During these past four months, I’ve spoken with twenty companies (give or take). I wanted to get a better understanding of the job market as a developer so I did not shy away from meeting with both likable and unlikeable people. When showing my work, I got a lot of feedback. It made me realize how little I knew, how newbie I was.
Even though I’m comfortable with my increasing ignorance, I eventually became dizzy by the gap between my knowledge and my interlocutors’. Each interview brought its share of technical stuff I didn’t know. I had already decided I would keep a list of such things to dig through later. But soon, the list became so long it got me disheartened. Worse, the more I worked my way through these unrelated items, the more my days felt tedious. It was like being at school again. What had been fun with an overarching product tying everything together, soon lost its appeal.
Programming doesn't have to hurt to be worthwhile. Programmers don't have to suffer to be worthy. That's one personal ideology amongst many. I for one am so happy that Matz thoroughly rejected this dogma when he created Ruby specifically to spark joy.— DHH (@dhh) February 28, 2019
I also got a lot of shit for being a bootcamper. A few comments I heard during interviews:
- “I thought you’d be able to write this piece of code in 5 minutes top” (it took me 45 minutes 🤷♂️).
- “How come you’re not able to explain how this algorithm works”.
- “So you don’t know what an Eigenclass is”.
I even got lectured for 45 minutes by a lead developer on how bootcampers lack proper CS-knowledge and on how to become a Real Developer™ (tl;dr: read Hackernews).
All these interviews spent being judged and the backlash I experienced eventually brought back fear into my life. Fear of comparison. Fear of not being able to work as a dev. Fear of being a complete fraud. I changed completely in just a couple of months. From bold, I became fearful. And I didn’t want to start my dev career like that.
When I started looking for a job, I did interviews wearing the thinnest of social mask. I wore torn jeans, talked about burning out, didn’t have a resume, and said ‘fuck’ a LOT (but I still got to move onto technical tests). Yet, after a few interviews, I realized this behavior was freaking people out so I tried a more conventional approach.
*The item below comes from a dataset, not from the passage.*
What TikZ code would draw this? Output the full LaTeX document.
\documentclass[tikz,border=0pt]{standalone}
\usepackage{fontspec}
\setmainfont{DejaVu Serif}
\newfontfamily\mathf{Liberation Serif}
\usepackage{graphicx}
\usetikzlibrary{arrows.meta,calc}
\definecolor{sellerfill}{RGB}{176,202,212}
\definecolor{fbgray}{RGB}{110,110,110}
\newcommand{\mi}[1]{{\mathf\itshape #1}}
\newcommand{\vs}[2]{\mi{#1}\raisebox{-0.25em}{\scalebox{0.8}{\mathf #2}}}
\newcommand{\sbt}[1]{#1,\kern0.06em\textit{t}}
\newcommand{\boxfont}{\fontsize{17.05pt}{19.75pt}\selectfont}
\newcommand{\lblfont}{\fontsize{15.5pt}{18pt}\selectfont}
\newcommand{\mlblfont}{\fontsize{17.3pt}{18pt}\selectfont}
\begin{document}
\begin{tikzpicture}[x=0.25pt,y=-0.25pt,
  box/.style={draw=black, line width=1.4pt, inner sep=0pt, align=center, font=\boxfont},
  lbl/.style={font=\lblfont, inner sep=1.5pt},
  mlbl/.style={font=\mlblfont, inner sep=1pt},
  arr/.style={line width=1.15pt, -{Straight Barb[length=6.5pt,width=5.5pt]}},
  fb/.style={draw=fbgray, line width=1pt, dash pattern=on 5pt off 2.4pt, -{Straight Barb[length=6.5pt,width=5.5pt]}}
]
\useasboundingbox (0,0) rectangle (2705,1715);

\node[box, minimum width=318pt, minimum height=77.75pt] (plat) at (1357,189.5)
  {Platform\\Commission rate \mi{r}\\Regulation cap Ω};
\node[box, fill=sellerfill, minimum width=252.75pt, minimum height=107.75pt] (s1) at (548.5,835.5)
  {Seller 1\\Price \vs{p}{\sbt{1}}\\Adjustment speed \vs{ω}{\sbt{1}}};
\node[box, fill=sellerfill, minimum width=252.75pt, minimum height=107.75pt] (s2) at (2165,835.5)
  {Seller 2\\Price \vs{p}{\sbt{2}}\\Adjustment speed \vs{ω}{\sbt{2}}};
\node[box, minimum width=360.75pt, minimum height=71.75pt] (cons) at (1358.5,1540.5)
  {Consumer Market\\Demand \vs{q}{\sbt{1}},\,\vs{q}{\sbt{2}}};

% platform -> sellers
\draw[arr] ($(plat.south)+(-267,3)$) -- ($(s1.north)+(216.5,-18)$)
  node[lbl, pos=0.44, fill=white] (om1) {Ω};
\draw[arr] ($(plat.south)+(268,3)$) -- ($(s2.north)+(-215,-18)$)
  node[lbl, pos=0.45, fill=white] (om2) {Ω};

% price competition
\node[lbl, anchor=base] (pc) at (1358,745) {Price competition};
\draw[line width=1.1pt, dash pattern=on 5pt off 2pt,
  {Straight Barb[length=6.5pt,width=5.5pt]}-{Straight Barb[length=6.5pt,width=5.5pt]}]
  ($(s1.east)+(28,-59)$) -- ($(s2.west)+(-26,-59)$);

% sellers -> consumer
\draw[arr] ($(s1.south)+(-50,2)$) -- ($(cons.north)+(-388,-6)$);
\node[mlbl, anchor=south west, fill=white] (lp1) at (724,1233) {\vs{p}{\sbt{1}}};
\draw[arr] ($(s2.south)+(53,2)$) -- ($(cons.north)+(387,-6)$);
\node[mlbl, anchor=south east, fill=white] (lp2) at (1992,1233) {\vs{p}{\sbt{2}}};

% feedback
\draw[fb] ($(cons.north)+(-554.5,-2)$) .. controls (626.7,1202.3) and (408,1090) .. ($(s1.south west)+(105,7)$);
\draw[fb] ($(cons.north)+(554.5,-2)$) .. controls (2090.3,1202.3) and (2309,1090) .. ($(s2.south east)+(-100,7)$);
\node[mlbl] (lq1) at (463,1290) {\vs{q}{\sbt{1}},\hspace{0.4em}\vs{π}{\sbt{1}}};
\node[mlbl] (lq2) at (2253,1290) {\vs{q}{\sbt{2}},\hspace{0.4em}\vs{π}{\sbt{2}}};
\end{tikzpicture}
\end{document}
I updated my resume and crammed it with every line of code I could lay my hands on. Problem was, the impostor syndrome had already kicked in. Ever heard of the frog that wanted to be as big as an ox? 👋
What I was saying:
Developped a lead generation infrastructure generating $600,000 ARR. Integrated several marketing CRMs using their APIs: mapped database design to ensure data integrity. Coded opendatainception.io using an open source AngularJS widgets library and external APIs.
Generated leads with Hubspot and passed data to Salesforce through the built-in integration. Actually coded opendatainception.io using an open source AngularJS widgets library that's super eay to use and external APIs. Also bored to death by menial tasks, office politics, and too many meetings.
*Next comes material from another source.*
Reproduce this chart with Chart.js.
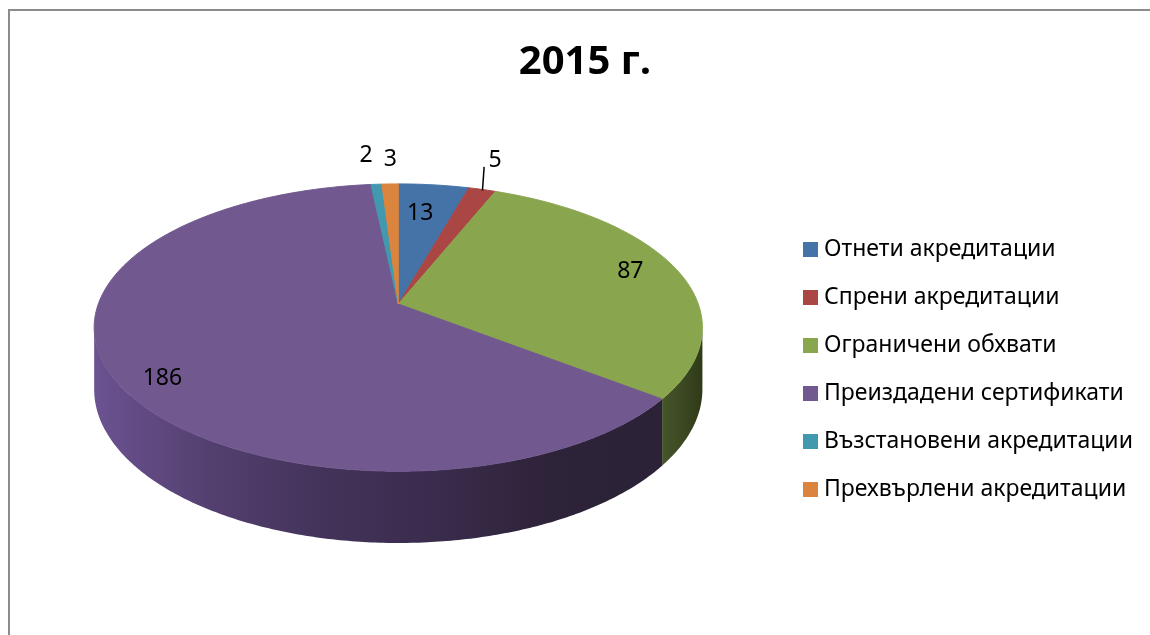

I wanted so much to look like a Real Developer™ that I unconsciously stretched the truth and got smacked for it. Remember those nasty comments I talked about? After reading my resume, people had high expectations because my resume led them to believe I was more experienced. Their disappointment was kinda legitimate.
After taking some time off from job seeking, I talked with Nicolas Zermati about my experience. Nicolas helped me realize I was just pretending to be someone else. I was shutting off my own specificities. So I tried to reconnect with why I’d decided to learn web development in the first place. Getting back to my own story and how I ended up coding Harry, Strike It, and some pretty geeky things felt good.
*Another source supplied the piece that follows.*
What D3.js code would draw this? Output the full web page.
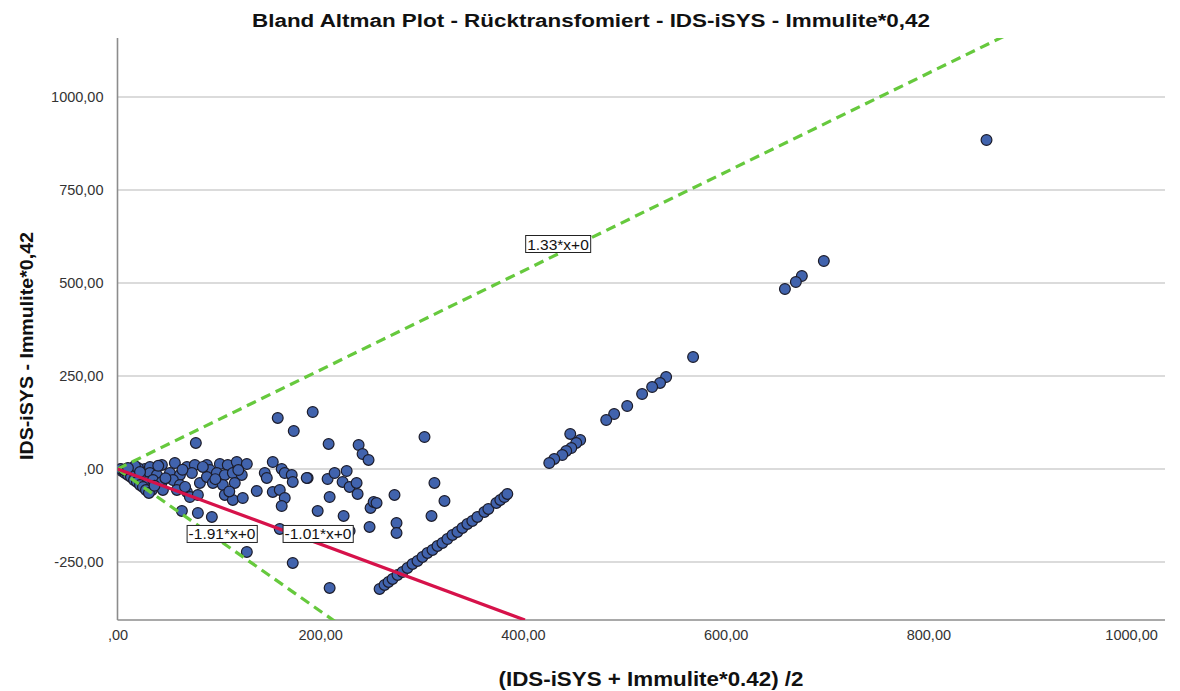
<!DOCTYPE html>
<html><head><meta charset="utf-8">
<script src="https://cdn.jsdelivr.net/npm/d3@7"></script>
<style>body{margin:0;background:#fff}svg{display:block}</style>
</head><body>
<svg id="c" width="1180" height="691"></svg>
<script>
// ---- data ----
const title = "Bland Altman Plot - Rücktransfomiert - IDS-iSYS - Immulite*0,42";
const xTitle = "(IDS-iSYS + Immulite*0.42) /2";
const yTitle = "IDS-iSYS - Immulite*0,42";
const xTicks = [0, 200, 400, 600, 800, 1000];
const yTicks = [-250, 0, 250, 500, 750, 1000];
const fitSlopes = [1.33, -1.91];      // green dashed reference lines
const fitLabels = ["1.33*x+0", "-1.91*x+0"];
const redSlope = -1.01;               // red regression line
const redLabel = "-1.01*x+0";
// mean values (x) and differences (y)
const meanVals = [
 857.4,696.9,675.2,669.3,658.5,567.9,541.3,535.3,527.5,517.6,502.9,490.0,482.2,456.5,452.6,446.7,447.7,442.7,438.8,430.9,426.0,
 258.6,263.5,267.4,271.4,276.3,281.2,286.1,291.1,296.0,300.9,305.8,310.8,315.7,320.6,325.5,330.5,335.4,340.3,345.2,350.1,355.1,362.0,365.9,373.8,377.7,381.7,384.6,
 302.9,312.7,322.6,309.8,158.1,192.6,173.9,77.3,208.3,237.9,241.8,247.7,153.2,162.0,165.0,171.9,172.9,145.3,147.3,137.4,153.2,160.1,165.0,162.0,187.6,207.3,214.2,226.1,222.1,229.0,235.9,236.9,209.3,197.5,223.1,249.7,252.7,255.6,248.7,229.0,160.1,172.9,209.3,127.6,93.1,79.3,63.5,273.3,275.3,275.3,
 27.1,32.0,43.8,56.6,68.5,76.3,88.2,101.0,108.8,117.7,127.6,186.7,25.1,32.0,38.9,51.7,61.6,73.4,91.1,98.0,105.9,113.8,122.6,29.1,35.0,43.8,54.7,61.6,81.3,88.2,94.1,103.9,115.7,34.0,44.8,58.6,68.5,71.4,79.3,105.9,113.8,123.6,
 4.4,7.4,10.3,13.3,16.3,19.2,22.2,25.1,28.1,31.0,3.4,6.4,14.3,20.2,17.2,22.2,10.3,
 36.5,47.3,64.1,84.2,96.5,119.2,40.2,66.7,110.3
];
const diffVals = [
 884.4,559.1,518.8,502.7,483.8,301.0,247.3,231.2,220.4,201.6,169.3,147.8,131.7,77.9,69.9,94.1,56.4,48.4,37.6,26.9,16.1,
 -322.6,-311.8,-303.7,-295.7,-284.9,-276.9,-266.1,-255.4,-247.3,-236.5,-225.8,-217.7,-207.0,-198.9,-188.2,-177.4,-169.3,-158.6,-147.8,-139.8,-129.0,-115.6,-107.5,-91.4,-83.3,-75.3,-67.2,
 86.0,-37.6,-86.0,-126.3,137.1,153.2,102.1,69.9,67.2,64.5,40.3,24.2,18.8,0,-10.8,-16.1,-34.9,-10.8,-24.2,-59.1,-61.8,-56.4,-78.0,-99.5,-24.2,-26.9,-10.8,-5.4,-34.9,-48.4,-37.6,-67.2,-75.3,-112.9,-126.3,-104.8,-88.7,-91.4,-155.9,-166.7,-161.3,-252.7,-319.9,-223.1,-129.0,-118.3,-112.9,-69.9,-145.2,-172.0,
 0,5.4,10.8,16.1,5.4,10.8,10.8,13.4,10.8,18.8,13.4,-24.2,-16.1,-10.8,-16.1,-10.8,-16.1,-10.8,-2.7,-10.8,-16.1,-10.8,-16.1,-34.9,-29.6,-34.9,-29.6,-43.0,-37.6,-21.5,-37.6,-43.0,-37.6,-56.4,-56.4,-56.4,-61.8,-75.3,-69.9,-69.9,-83.3,-78.0,
 -5.4,-10.8,-16.1,-21.5,-29.6,-34.9,-43.0,-48.4,-56.4,-64.5,0,-2.7,-2.7,2.7,8.1,-8.1,2.7,
 -45.1,-24.8,-2.1,5.6,-27.3,-2.9,8.6,-48.2,-60.4
];

// ---- layout ----
const svg = d3.select("#c");
const L = 117.5, R = 1165, T = 38, B = 620;
const x = d3.scaleLinear().domain([0, 1033.5]).range([L, R]);
const y = d3.scaleLinear().domain([-406, 1158.6]).range([B, T]);
const fmt = v => (v === 0 ? ",00" : (v < 0 ? "-" : "") + Math.abs(v).toFixed(2).replace(".", ","));
const font = "'Liberation Sans', Arial, sans-serif";

svg.append("defs").append("clipPath").attr("id","clip")
  .append("rect").attr("x",L).attr("y",T).attr("width",R-L).attr("height",B-T);

// gridlines
svg.append("g").selectAll("line").data(yTicks).join("line")
  .attr("x1", L).attr("x2", R).attr("y1", d=>y(d)).attr("y2", d=>y(d))
  .attr("stroke", "#cfcfcf").attr("stroke-width", 1.5);

// axes
const yAxis = svg.append("g").attr("transform", `translate(${L},0)`)
  .call(d3.axisLeft(y).tickValues(yTicks).tickFormat(fmt).tickSize(0).tickPadding(14));
const xAxis = svg.append("g").attr("transform", `translate(0,${B})`)
  .call(d3.axisBottom(x).tickValues(xTicks).tickFormat(fmt).tickSize(0).tickPadding(10));
[yAxis, xAxis].forEach(g => {
  g.select(".domain").attr("stroke", "#8c8c8c").attr("stroke-width", 1.6);
  g.selectAll("text").attr("font-family", font).attr("font-size", 14.5).attr("fill", "#333");
});
yAxis.select(".domain").attr("d", `M0,${T}V${B}`);
xAxis.select(".domain").attr("d", `M${L},0H${R}`);

// points
const pts = meanVals.map((m, i) => ({m, d: diffVals[i]}));
svg.append("g").attr("clip-path","url(#clip)").selectAll("circle").data(pts).join("circle")
  .attr("cx", p => x(p.m)).attr("cy", p => y(p.d)).attr("r", 5.4)
  .attr("fill", "#4163ad").attr("stroke", "#1c1c2a").attr("stroke-width", 1.2);

// reference lines
const lg = svg.append("g").attr("clip-path","url(#clip)");
const xMax = x.domain()[1];
fitSlopes.forEach(s => {
  lg.append("line").attr("x1", x(0)).attr("y1", y(0))
    .attr("x2", x(xMax)).attr("y2", y(s * xMax))
    .attr("stroke", "#66c93d").attr("stroke-width", 3.2).attr("stroke-dasharray", "10,6");
});
const redEnd = y.domain()[0] / redSlope;
lg.append("line").attr("x1", x(0)).attr("y1", y(0))
  .attr("x2", x(redEnd)).attr("y2", y(redSlope * redEnd))
  .attr("stroke", "#d6124a").attr("stroke-width", 3.2);

// line labels
function label(txt, cx, cy) {
  const g = svg.append("g");
  const t = g.append("text").attr("x", cx).attr("y", cy).attr("text-anchor","middle")
    .attr("dominant-baseline","central").attr("font-family", font).attr("font-size", 15.5).attr("fill","#111").text(txt);
  const bb = t.node().getBBox();
  g.insert("rect","text").attr("x", bb.x-1.5).attr("y", bb.y).attr("width", bb.width+3).attr("height", bb.height)
    .attr("fill","#fff").attr("stroke","#222").attr("stroke-width",1);
}
label(fitLabels[0], x(434.6), y(604.8));
label(fitLabels[1], x(103.1), y(-174.7));
label(redLabel, x(197.8), y(-174.7));

// titles
svg.append("text").attr("x", 591).attr("y", 27).attr("text-anchor","middle")
  .attr("font-family", font).attr("font-weight","bold").attr("font-size", 18).attr("fill","#111")
  .attr("textLength", 678).attr("lengthAdjust","spacingAndGlyphs").text(title);
svg.append("text").attr("x", 651).attr("y", 686).attr("text-anchor","middle")
  .attr("font-family", font).attr("font-weight","bold").attr("font-size", 20).attr("fill","#111")
  .attr("textLength", 305).attr("lengthAdjust","spacingAndGlyphs").text(xTitle);
svg.append("text").attr("transform","translate(33,346) rotate(-90)").attr("text-anchor","middle")
  .attr("font-family", font).attr("font-weight","bold").attr("font-size", 19).attr("fill","#111")
  .attr("textLength", 228).attr("lengthAdjust","spacingAndGlyphs").text(yTitle);
</script>
</body></html>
I love to build stuff. I started my professional life making stained-glass. I build wooden furniture on my balcony whenever I can. I draw. After a few years in marketing, I grew bored with being left out of the product building. That’s why I wanted to go back to shipping things.
- building stuff that people use,
- sharing with others the little they know,
- and working towards more inclusive and supportive workplaces.
This is my story. Find yours, own it and find companies/clients/people who appreciate it.